In 2019, UNFI filed a multi-count lawsuit in the Supreme Court of the State of New York against Goldman Sachs Group, Inc. and its subsidiaries (“Goldman Sachs” or the “Bank”) to recover damages and recoup what UNFI believes are the Bank’s ill-gotten gains stemming from its improper conduct during the period in which it advised UNFI on the $2.9 billion acquisition of SUPERVALU INC (“SUPERVALU”).
Our complaint clearly lays out how Goldman Sachs used its market power and influence to exploit UNFI as part of a concerted effort to maximize the Bank’s profits. UNFI entrusted Goldman Sachs to provide a full range of transaction advisory services and to arrange a multi-billion-dollar loan (the “Term Loan”) for the acquisition of SUPERVALU. While positioning itself as UNFI’s trusted advisor on the one hand and its counter-party lender on the other, Goldman Sachs consolidated its command over all aspects of the transaction in order to extract millions in unjustifiable interest, fees, and other damages suffered by the Company and its shareholders.
Misappropriating $40.5 Million
UNFI asserts that the Defendants are liable for breach of contract for egregiously misappropriating $40.5 million in Term Loan-related Marketing Period Fees that Goldman Sachs withheld from the funding it was obligated to provide and paid itself despite not being entitled to do so. Without legal justification and any formal communication or invoicing, Goldman Sachs directed (and both Bank of America and U.S. Bank sanctioned) the withholding of the money from the Term Loan it committed to provide UNFI at the deal’s closing. Yet the plain terms of the parties’ contract make clear that the Defendants had no basis to seek this extra fee because they had a full opportunity to market the Term Loan at issue.
Misappropriating $11.4 Million
UNFI asserts that the Defendants are liable for breach of contract for withholding $11.4 million in Advisory Fees from the Company’s Term Loan. Goldman Sachs withheld these fees from the Term Loan—over UNFI’s objection—despite no contractual authority to do so and without regard for the fact that the Bank was already in breach of its contract for its mishandling of financing structure fees. Two million of the $11.4 million seized by Goldman Sachs was a blatant misappropriation because the Bank had previously discounted its fees by that amount, but withheld these funds as well.
Dealing with UNFI in Bad Faith and Unfairly in Excess of an Additional $140 Million
UNFI asserts that the Defendants breached their duty to act in good faith when they forced the Company to increase the cost of financing, damaging UNFI by $140 Million (present value). The Defendants were focused on maximizing their own profits, while failing to make good faith efforts to syndicate the Term Loan prior to the closing of the SUPERVALU acquisition. UNFI’s complaint includes additional examples of how the Defendants breached their duties.

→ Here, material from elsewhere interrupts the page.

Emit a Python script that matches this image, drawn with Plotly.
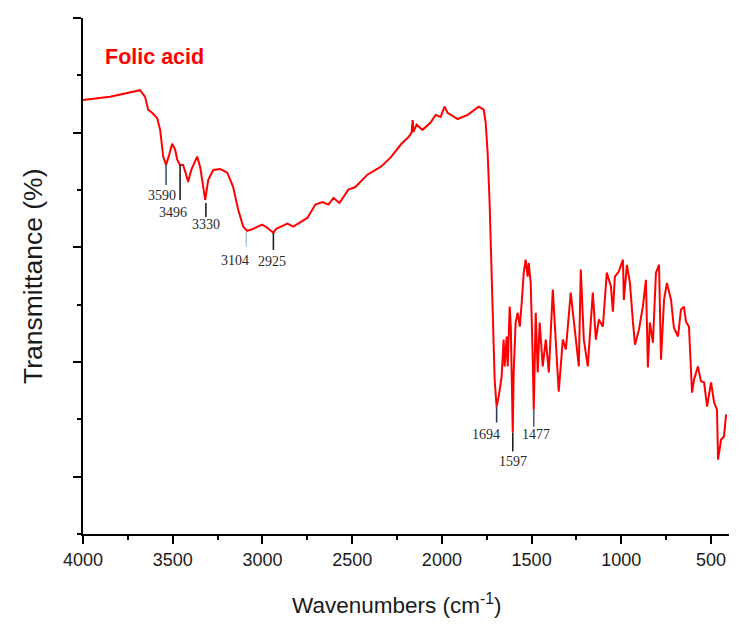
import plotly.graph_objects as go

# FTIR spectrum of folic acid
wavenumber = [4000, 3849, 3682, 3654, 3637, 3615, 3587, 3570, 3553, 3537,
              3520, 3503, 3486, 3475, 3459, 3442, 3425, 3414, 3397, 3364,
              3347, 3330, 3319, 3302, 3274, 3235, 3196, 3163, 3135, 3107,
              3085, 3051, 3001, 2973, 2939, 2923, 2900, 2861, 2828, 2789,
              2750, 2705, 2666, 2632, 2604, 2571, 2521, 2482, 2415, 2342,
              2286, 2230, 2186, 2169, 2163, 2158, 2141, 2108, 2063, 2035,
              2007, 1985, 1968, 1912, 1856, 1795, 1767, 1756, 1745, 1734,
              1723, 1717, 1706, 1695, 1683, 1667, 1656, 1650, 1639, 1633,
              1622, 1616, 1605, 1600, 1589, 1577, 1566, 1555, 1544, 1533,
              1522, 1516, 1505, 1494, 1488, 1477, 1466, 1455, 1438, 1421,
              1404, 1382, 1365, 1349, 1326, 1309, 1282, 1265, 1237, 1226,
              1209, 1187, 1159, 1142, 1125, 1103, 1081, 1058, 1047, 1036,
              1014, 991, 986, 969, 952, 935, 924, 902, 880, 863,
              852, 841, 824, 807, 790, 779, 762, 746, 723, 707,
              684, 668, 651, 640, 623, 606, 595, 573, 556, 539,
              522, 500, 483, 467, 461, 444, 428, 416]
transmittance = [84.1, 84.7, 86.0, 84.7, 82.2, 81.6, 80.6, 78.3, 73.1, 71.5,
                 73.4, 75.6, 74.4, 72.5, 71.5, 71.5, 69.6, 68.2, 70.5, 73.1,
                 71.1, 67.6, 64.7, 68.6, 70.5, 70.7, 70.0, 67.2, 62.8, 59.5,
                 58.7, 59.1, 59.9, 59.3, 58.3, 59.1, 59.5, 60.1, 59.5, 60.3,
                 61.2, 63.8, 64.3, 63.8, 65.1, 64.1, 66.7, 67.2, 69.6, 71.1,
                 72.9, 75.4, 76.9, 77.7, 80.2, 77.9, 79.3, 78.3, 79.7, 81.2,
                 80.8, 82.8, 81.6, 80.4, 81.2, 82.8, 82.2, 79.7, 73.8, 64.1,
                 51.2, 44.8, 29.8, 24.6, 26.6, 30.4, 37.6, 32.4, 38.2, 32.4,
                 44.0, 40.1, 19.6, 31.2, 40.9, 42.8, 40.1, 44.8, 50.6, 53.1,
                 49.8, 52.5, 48.6, 34.3, 24.0, 42.8, 31.2, 40.9, 32.4, 37.6,
                 31.2, 47.3, 37.6, 27.5, 37.6, 35.7, 46.7, 41.5, 32.4, 51.2,
                 37.6, 32.4, 46.7, 37.6, 41.5, 40.1, 50.6, 47.9, 43.0, 49.8,
                 50.8, 53.1, 45.3, 52.1, 48.6, 40.9, 36.6, 39.5, 44.0, 49.2,
                 32.2, 40.9, 37.0, 50.6, 52.1, 33.7, 45.3, 48.6, 45.3, 39.9,
                 38.2, 43.4, 44.0, 41.1, 40.1, 27.3, 29.8, 32.4, 29.5, 29.3,
                 24.6, 29.3, 25.4, 24.0, 14.3, 18.2, 18.8, 23.1]

# Peak annotations
peak_labels = ["3590", "3496", "3330", "3104", "2925", "1694", "1597", "1477"]
peak_pos = [3537, 3459, 3315, 3090, 2939, 1695, 1605, 1488]
peak_line_top = [71.5, 71.5, 64.1, 58.5, 58.3, 24.6, 19.6, 24.0]
peak_line_bottom = [67.6, 64.7, 61.4, 55.6, 55.0, 21.5, 15.9, 20.7]
peak_label_y = [65.5, 62.2, 59.9, 52.9, 52.7, 19.2, 14.0, 19.2]
peak_label_shift = [-4, -7, 0, -11, -1, -11, 0, 2]
peak_colors = ["#3E5878", "#1C1C2C", "#1E1E1E", "#9FCBEA", "#1E1E1E",
               "#2E3B55", "#1E1E1E", "#4E5E7E"]

fig = go.Figure()
fig.add_trace(go.Scatter(x=wavenumber, y=transmittance, mode="lines",
                         line=dict(color="#FF0000", width=2),
                         showlegend=False, hoverinfo="skip"))

for lab, xp, yt, yb, yl, sh, col in zip(peak_labels, peak_pos, peak_line_top,
                                         peak_line_bottom, peak_label_y,
                                         peak_label_shift, peak_colors):
    fig.add_shape(type="line", xref="x", yref="y", x0=xp, x1=xp, y0=yt, y1=yb,
                  line=dict(color=col, width=1.6))
    fig.add_annotation(x=xp, y=yl, xref="x", yref="y", text=lab,
                       showarrow=False, xshift=sh,
                       font=dict(family="Liberation Serif, Times New Roman, serif",
                                 size=14, color="#2A2A2A"))

fig.add_annotation(x=0.031, y=0.924, xref="paper", yref="paper",
                   text="<b>Folic acid</b>", showarrow=False,
                   xanchor="left", yanchor="middle",
                   font=dict(family="Liberation Sans, Arial, sans-serif",
                             size=21.5, color="#FF0000"))

fig.add_annotation(x=0.486, y=-0.1357, xref="paper", yref="paper",
                   text="Wavenumbers (cm<sup>-1</sup>)", showarrow=False,
                   xanchor="center", yanchor="middle",
                   font=dict(family="Liberation Sans, Arial, sans-serif",
                             size=22.5, color="#1A1A1A"))
fig.add_annotation(x=-0.0774, y=0.5, xref="paper", yref="paper",
                   text="Transmittance (%)", showarrow=False, textangle=-90,
                   xanchor="center", yanchor="middle",
                   font=dict(family="Liberation Sans, Arial, sans-serif",
                             size=26.5, color="#1A1A1A"))

fig.update_layout(
    width=737, height=623,
    margin=dict(l=75, r=16, t=10, b=97),
    paper_bgcolor="white", plot_bgcolor="white",
    xaxis=dict(range=[4000, 400], tickmode="linear", tick0=500, dtick=500,
               ticks="outside", ticklen=8, tickwidth=2, tickcolor="black",
               showline=True, linecolor="black", linewidth=2, mirror=False,
               showgrid=False, zeroline=False,
               minor=dict(dtick=250, tick0=500, ticks="outside", ticklen=4,
                          tickwidth=2, tickcolor="black", showgrid=False),
               tickfont=dict(family="Liberation Sans, Arial, sans-serif",
                             size=18, color="#1A1A1A")),
    yaxis=dict(range=[-0.125, 100], tickmode="linear", tick0=100, dtick=22.25,
               ticks="outside", ticklen=8, tickwidth=2, tickcolor="black",
               showticklabels=False,
               showline=True, linecolor="black", linewidth=2, mirror=False,
               showgrid=False, zeroline=False,
               minor=dict(dtick=11.125, tick0=100, ticks="outside", ticklen=4,
                          tickwidth=2, tickcolor="black", showgrid=False)),
)

fig.write_html("out.html")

Committing Fraud Against UNFI and Manipulating the $470 Million Market for SUPERVALU CDS with Sizable Damages at Trial Estimated
UNFI asserts that the Defendants made material misrepresentations and omissions of fact to induce the Company to accept their demand that SUPERVALU be added as a co-borrower on the Term Loan. They told UNFI that the impact would be minimal. But the truth is that the effect of adding SUPERVALU as a co-borrower caused significant harm to UNFI because—unbeknownst to the Company but well-known to Goldman Sachs—the change was part of an unlawful quid pro quo between the Bank and credit default swap (CDS) holders to solidify their participation in the Term Loan. The co-borrower adjustment spurred an artificial and significant spike in the value of CDS protection contracts held by the Bank’s hedge fund clients.